This Dukkah for the Pistachio Gelato has spices, nuts and aromatic candied rose petals to enhance the wonderful pistachio flavor. A dukkah is simply a Middle Easter mix of herbs, nuts and spices and you can mix them to your taste.
• 1 T mixed peppercorns
• 2 tsp coriander seeds
• ¼ cup salted, roasted shelled pistachios
• ¼ cup raw almonds
• ¼ tsp Kosher salt
• 2 T candied rose petals
Toast the almonds in a 350F oven for 8 minutes. Let them cool completely on the same sheet tray you used to toast them.
On a sauté pan, toast the peppercorns and coriander over medium heat for about 3 minutes. Make sure you move them to prevent them from burning. As soon as you can smell the aromas, they are done.
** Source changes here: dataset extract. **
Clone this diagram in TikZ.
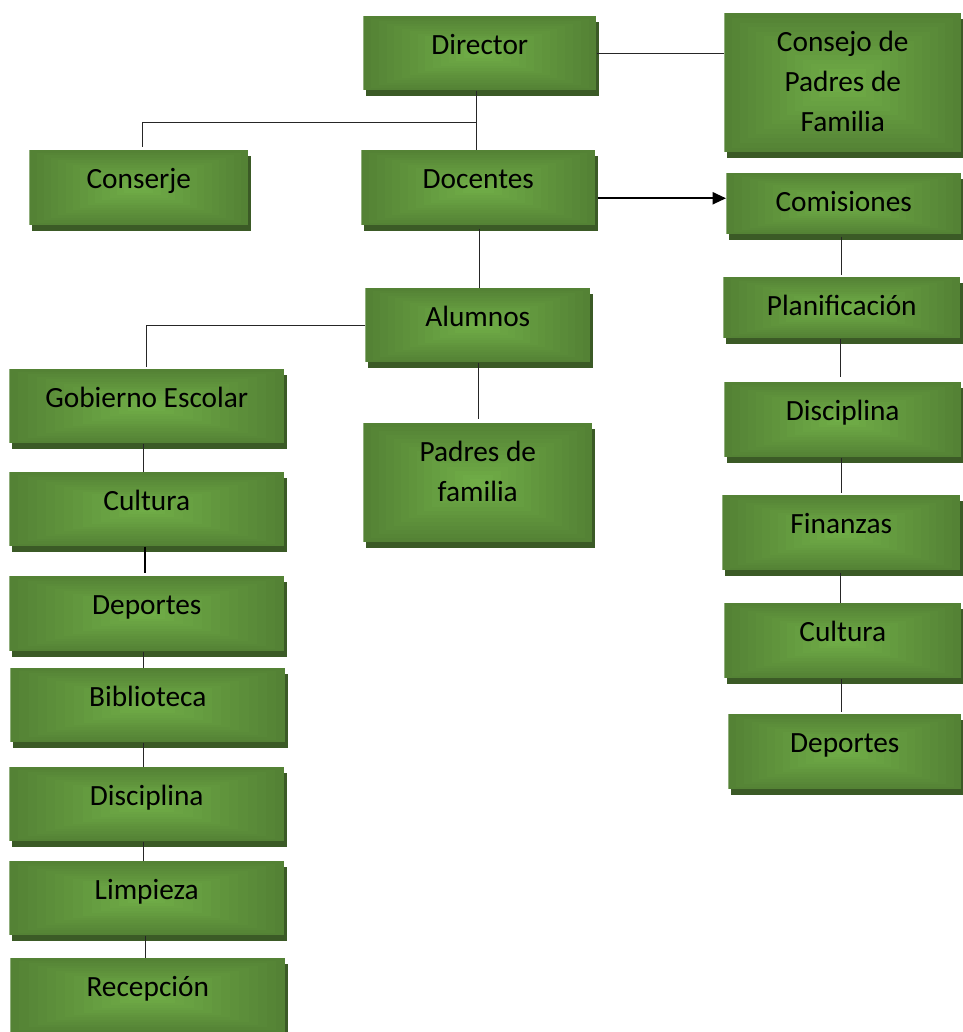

Let them cool completely over the sauté pan.
Chop the rose petals into small pieces and set aside.
Place the pistachios, almonds in a food processor or blender and pulse until they are become small pieces.
Add the peppercorns, coriander and salt and pulse again until you get a rough powder like on the photo.
Place in a bowl and add the rose petals. Mix well and use over my pistachio gelato. Store any extra in an air-tight container.
This aromatic dukkah makes enhances the delicious pistachio flavor in the gelato although you can use it over salads, dips or creamy desserts.